■ **Supplied information**:
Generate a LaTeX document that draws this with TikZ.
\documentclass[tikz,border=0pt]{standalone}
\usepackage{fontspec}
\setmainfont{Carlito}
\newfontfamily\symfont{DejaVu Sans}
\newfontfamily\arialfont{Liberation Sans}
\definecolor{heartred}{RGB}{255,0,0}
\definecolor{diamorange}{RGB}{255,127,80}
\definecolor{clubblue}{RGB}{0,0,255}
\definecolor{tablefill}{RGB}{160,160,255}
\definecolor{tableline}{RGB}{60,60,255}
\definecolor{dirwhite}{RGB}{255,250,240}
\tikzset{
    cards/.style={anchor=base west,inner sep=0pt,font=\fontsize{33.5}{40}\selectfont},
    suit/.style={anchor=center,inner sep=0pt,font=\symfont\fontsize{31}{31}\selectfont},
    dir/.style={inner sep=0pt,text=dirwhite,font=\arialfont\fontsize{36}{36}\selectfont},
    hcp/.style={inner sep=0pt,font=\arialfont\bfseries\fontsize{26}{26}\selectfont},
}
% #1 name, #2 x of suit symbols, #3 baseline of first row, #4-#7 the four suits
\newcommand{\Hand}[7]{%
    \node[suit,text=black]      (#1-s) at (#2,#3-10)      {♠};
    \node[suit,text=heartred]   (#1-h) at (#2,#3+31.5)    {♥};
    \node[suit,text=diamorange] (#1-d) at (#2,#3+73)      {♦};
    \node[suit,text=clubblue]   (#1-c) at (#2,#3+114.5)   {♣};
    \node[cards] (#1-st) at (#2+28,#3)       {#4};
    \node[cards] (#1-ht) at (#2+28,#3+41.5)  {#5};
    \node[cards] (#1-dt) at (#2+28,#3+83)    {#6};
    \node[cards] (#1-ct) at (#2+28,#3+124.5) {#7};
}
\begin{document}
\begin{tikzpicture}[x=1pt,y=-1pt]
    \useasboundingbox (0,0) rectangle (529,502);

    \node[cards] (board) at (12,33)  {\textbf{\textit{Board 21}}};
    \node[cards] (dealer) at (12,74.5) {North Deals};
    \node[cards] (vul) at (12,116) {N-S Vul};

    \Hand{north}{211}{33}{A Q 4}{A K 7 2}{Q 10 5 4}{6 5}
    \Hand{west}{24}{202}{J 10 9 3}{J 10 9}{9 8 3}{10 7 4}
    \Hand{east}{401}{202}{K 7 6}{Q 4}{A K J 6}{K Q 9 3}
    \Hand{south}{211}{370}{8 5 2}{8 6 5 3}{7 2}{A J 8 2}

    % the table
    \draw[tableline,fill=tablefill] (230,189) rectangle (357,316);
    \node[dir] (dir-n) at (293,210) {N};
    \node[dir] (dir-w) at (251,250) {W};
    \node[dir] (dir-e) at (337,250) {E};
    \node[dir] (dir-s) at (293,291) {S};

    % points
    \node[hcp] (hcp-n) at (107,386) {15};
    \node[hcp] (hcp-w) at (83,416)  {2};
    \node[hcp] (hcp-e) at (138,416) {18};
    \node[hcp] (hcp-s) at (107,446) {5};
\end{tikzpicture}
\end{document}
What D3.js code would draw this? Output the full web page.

■ **What this task involves**:
Reproduce the material in full, with no word added or dropped.

■ **Solution to the exercise**:
Generate a LaTeX document that draws this with TikZ.
\documentclass[tikz,border=0pt]{standalone}
\usepackage{fontspec}
\setmainfont{Carlito}
\newfontfamily\symfont{DejaVu Sans}
\newfontfamily\arialfont{Liberation Sans}
\definecolor{heartred}{RGB}{255,0,0}
\definecolor{diamorange}{RGB}{255,127,80}
\definecolor{clubblue}{RGB}{0,0,255}
\definecolor{tablefill}{RGB}{160,160,255}
\definecolor{tableline}{RGB}{60,60,255}
\definecolor{dirwhite}{RGB}{255,250,240}
\tikzset{
    cards/.style={anchor=base west,inner sep=0pt,font=\fontsize{33.5}{40}\selectfont},
    suit/.style={anchor=center,inner sep=0pt,font=\symfont\fontsize{31}{31}\selectfont},
    dir/.style={inner sep=0pt,text=dirwhite,font=\arialfont\fontsize{36}{36}\selectfont},
    hcp/.style={inner sep=0pt,font=\arialfont\bfseries\fontsize{26}{26}\selectfont},
}
% #1 name, #2 x of suit symbols, #3 baseline of first row, #4-#7 the four suits
\newcommand{\Hand}[7]{%
    \node[suit,text=black]      (#1-s) at (#2,#3-10)      {♠};
    \node[suit,text=heartred]   (#1-h) at (#2,#3+31.5)    {♥};
    \node[suit,text=diamorange] (#1-d) at (#2,#3+73)      {♦};
    \node[suit,text=clubblue]   (#1-c) at (#2,#3+114.5)   {♣};
    \node[cards] (#1-st) at (#2+28,#3)       {#4};
    \node[cards] (#1-ht) at (#2+28,#3+41.5)  {#5};
    \node[cards] (#1-dt) at (#2+28,#3+83)    {#6};
    \node[cards] (#1-ct) at (#2+28,#3+124.5) {#7};
}
\begin{document}
\begin{tikzpicture}[x=1pt,y=-1pt]
    \useasboundingbox (0,0) rectangle (529,502);

    \node[cards] (board) at (12,33)  {\textbf{\textit{Board 21}}};
    \node[cards] (dealer) at (12,74.5) {North Deals};
    \node[cards] (vul) at (12,116) {N-S Vul};

    \Hand{north}{211}{33}{A Q 4}{A K 7 2}{Q 10 5 4}{6 5}
    \Hand{west}{24}{202}{J 10 9 3}{J 10 9}{9 8 3}{10 7 4}
    \Hand{east}{401}{202}{K 7 6}{Q 4}{A K J 6}{K Q 9 3}
    \Hand{south}{211}{370}{8 5 2}{8 6 5 3}{7 2}{A J 8 2}

    % the table
    \draw[tableline,fill=tablefill] (230,189) rectangle (357,316);
    \node[dir] (dir-n) at (293,210) {N};
    \node[dir] (dir-w) at (251,250) {W};
    \node[dir] (dir-e) at (337,250) {E};
    \node[dir] (dir-s) at (293,291) {S};

    % points
    \node[hcp] (hcp-n) at (107,386) {15};
    \node[hcp] (hcp-w) at (83,416)  {2};
    \node[hcp] (hcp-e) at (138,416) {18};
    \node[hcp] (hcp-s) at (107,446) {5};
\end{tikzpicture}
\end{document}
What D3.js code would draw this? Output the full web page.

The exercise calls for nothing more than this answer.